À cet égard, la circonstance selon laquelle l’obligation de prise en charge entraîne des conséquences financières certaines pour les transporteurs aériens n’est pas contraire au principe de proportionnalité, dès lors que ces conséquences ne sauraient être considérées comme démesurées par rapport à l’objectif de protection élevée des passagers. En effet, l’importance que revêt l’objectif de protection des consommateurs, en ce compris donc les passagers aériens, est susceptible de justifier des conséquences économiques négatives, même considérables, pour certains opérateurs économiques. Par ailleurs, les transporteurs aériens devraient, en tant qu’opérateurs avertis, prévoir les coûts liés à la satisfaction, le cas échéant, de leur obligation de prise en charge et sont, en outre, susceptibles de répercuter les coûts engendrés par cette obligation sur les prix des billets d’avion.

Toutefois, un passager aérien ne peut obtenir, à titre d’indemnisation du fait du non-respect par le transporteur aérien de son obligation de prise en charge visée aux articles 5, paragraphe 1, sous b), et 9 du règlement no 261/2004, que le remboursement des sommes qui, au vu des circonstances propres à chaque espèce, s’avéraient nécessaires, appropriées et raisonnables afin de suppléer la défaillance du transporteur aérien dans la prise en charge dudit passager, ce qu’il appartient au juge national d’apprécier.

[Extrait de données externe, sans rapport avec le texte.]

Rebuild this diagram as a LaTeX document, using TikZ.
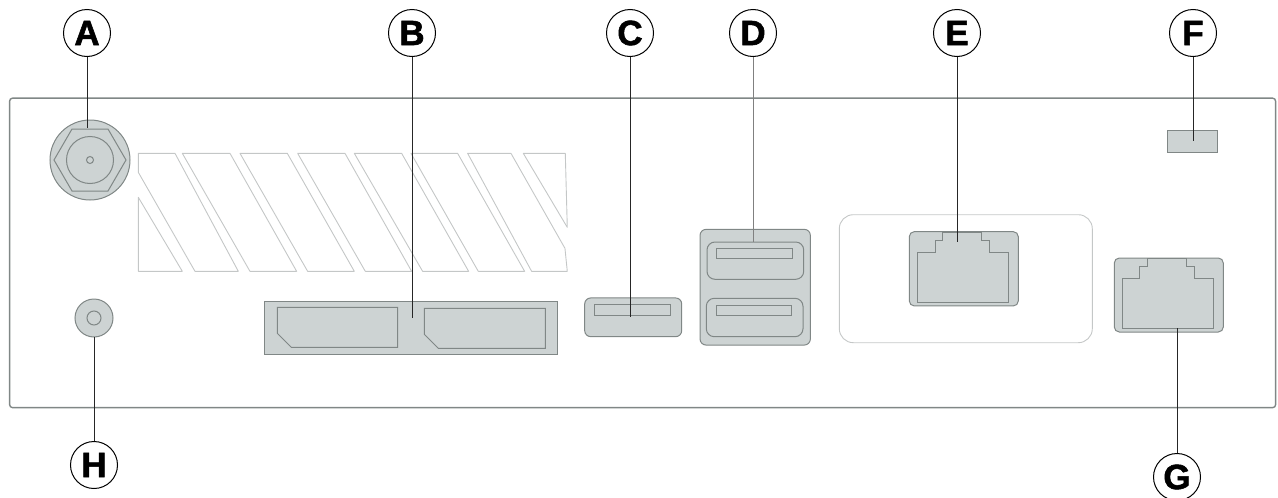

(cf. points 47-51, 66, disp. 2)

5.        Les mesures réparatrices standardisées et immédiates prévues par le règlement no 261/2004, établissant des règles communes en matière d’indemnisation et d’assistance des passagers en cas de refus d’embarquement et d’annulation ou de retard important d’un vol, ne sont pas au nombre de celles dont la convention de Montréal pour l’unification de certaines règles relatives au transport aérien international fixe les conditions d’exercice. Dès lors, il n’y a pas lieu d’apprécier la validité desdites dispositions au regard du principe d’équilibre équitable des intérêts visé par ladite convention.

(cf. points 52, 53)

6.        Les articles 5, paragraphe 1, sous b), et 9 du règlement no 261/2004, établissant des règles communes en matière d’indemnisation et d’assistance des passagers en cas de refus d’embarquement et d’annulation ou de retard important d’un vol, qui imposent aux transporteurs aériens la prise en charge des passagers dans des circonstances extraordinaires, ne violent pas le principe de non-discrimination.

En effet, la situation des entreprises intervenant dans le secteur d’activité des différents modes de transport n’est pas comparable dans la mesure où, compte tenu de leurs modalités de fonctionnement, des conditions de leur accessibilité et de la répartition de leurs réseaux, ces différents modes de transport ne sont pas, quant à leurs conditions d’utilisation, interchangeables. Dans ces circonstances, le législateur de l’Union a pu instaurer des règles prévoyant un niveau de protection du consommateur divergeant selon le secteur de transport concerné.